Extension Functions Kotlin Android Projects — The Real Cost

This kind of extension gets copy-pasted across projects, slightly modified each time, never deleted, and occasionally called from a context that’s already destroyed. The kotlin extension function dependency problems aren’t in the function itself — they’re in the assumptions the function silently encodes. Good extension function api design means making those assumptions explicit, or better yet, pushing the logic into a component that can be tested, injected, and replaced independently of the call site.

Conclusion

Kotlin extension functions pitfalls don’t announce themselves. They accumulate quietly — in utility files that grow without governance, in extensions that start small and absorb business logic over time, in dispatch behavior that surprises developers who expected polymorphism and got a static call instead.

The scaling problem is real. A team of three can manage extension sprawl through shared context and frequent code review. A team of thirty cannot. Kotlin extension functions in large projects require explicit conventions about where extensions live, what they’re allowed to do, and — critically — what they’re not allowed to touch. Without those conventions, the codebase slowly becomes a place where logic hides in unexpected files and new engineers spend their first month just mapping the terrain.

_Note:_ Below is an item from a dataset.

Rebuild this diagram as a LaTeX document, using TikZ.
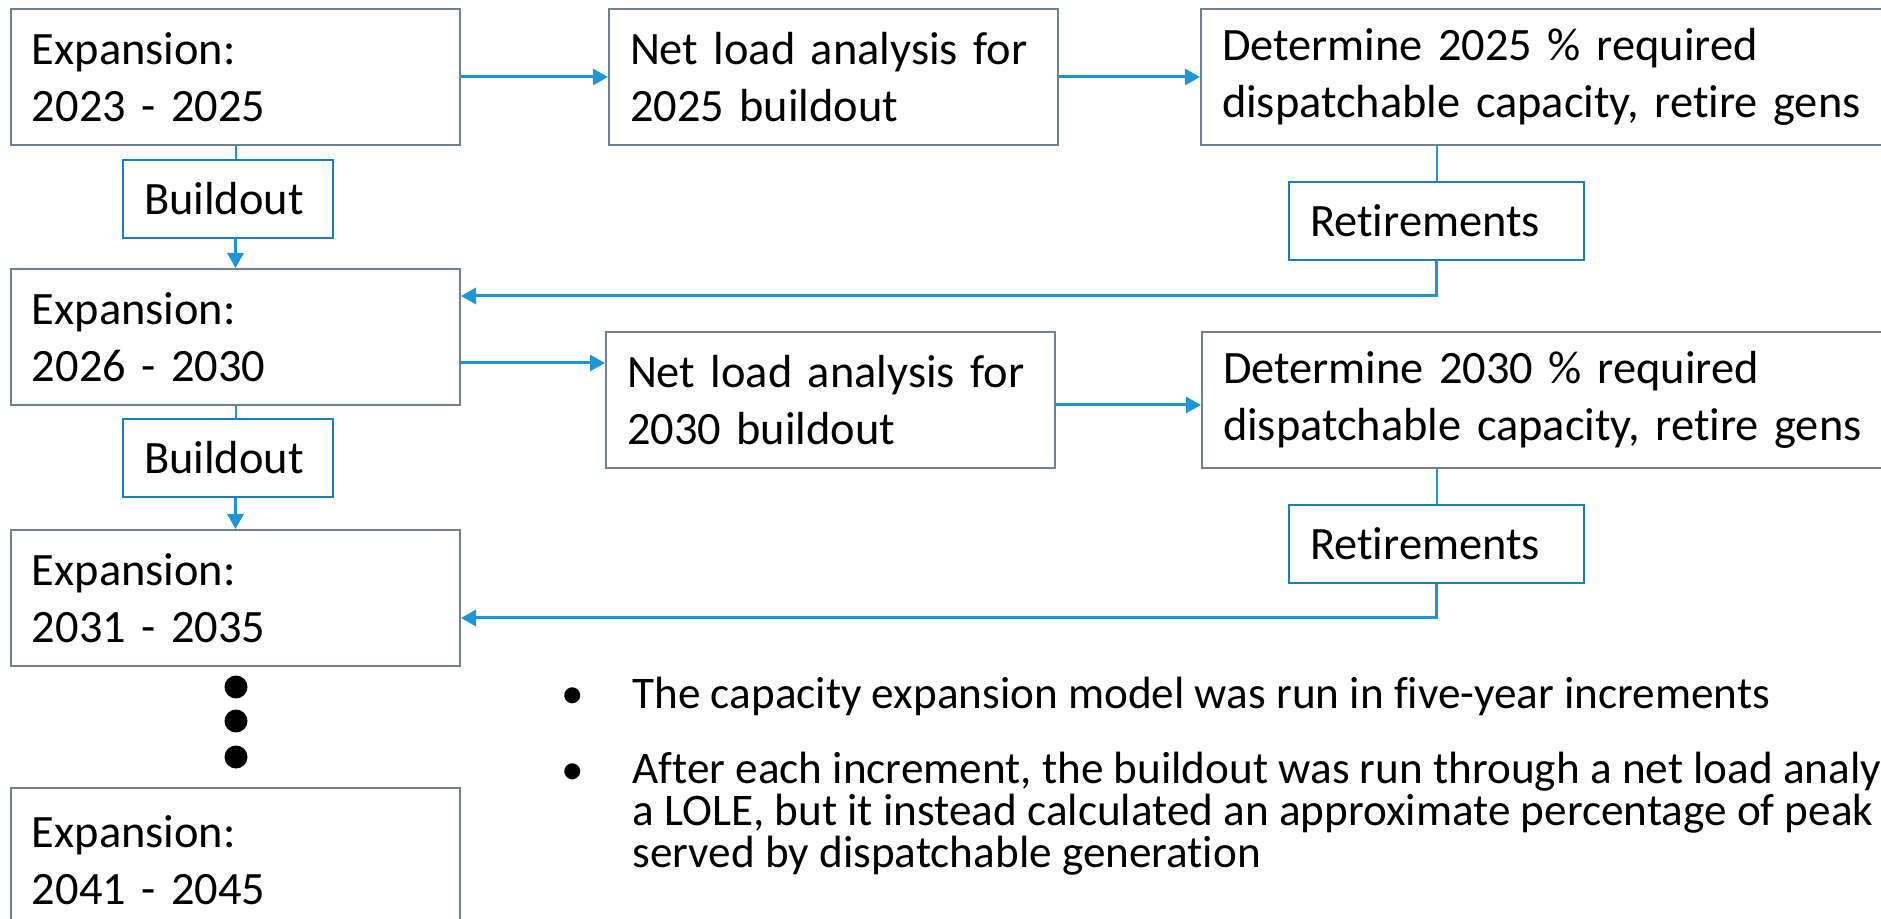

The practical takeaway is simple but easy to ignore under deadline pressure: extension functions should solve syntax problems, not architecture problems. They should make existing behavior easier to express — not introduce new behavior that belongs in a proper abstraction. When an extension starts requiring dependencies, encoding rules, or growing a test suite of its own, it’s telling you something. It wants to be a real class. Let it.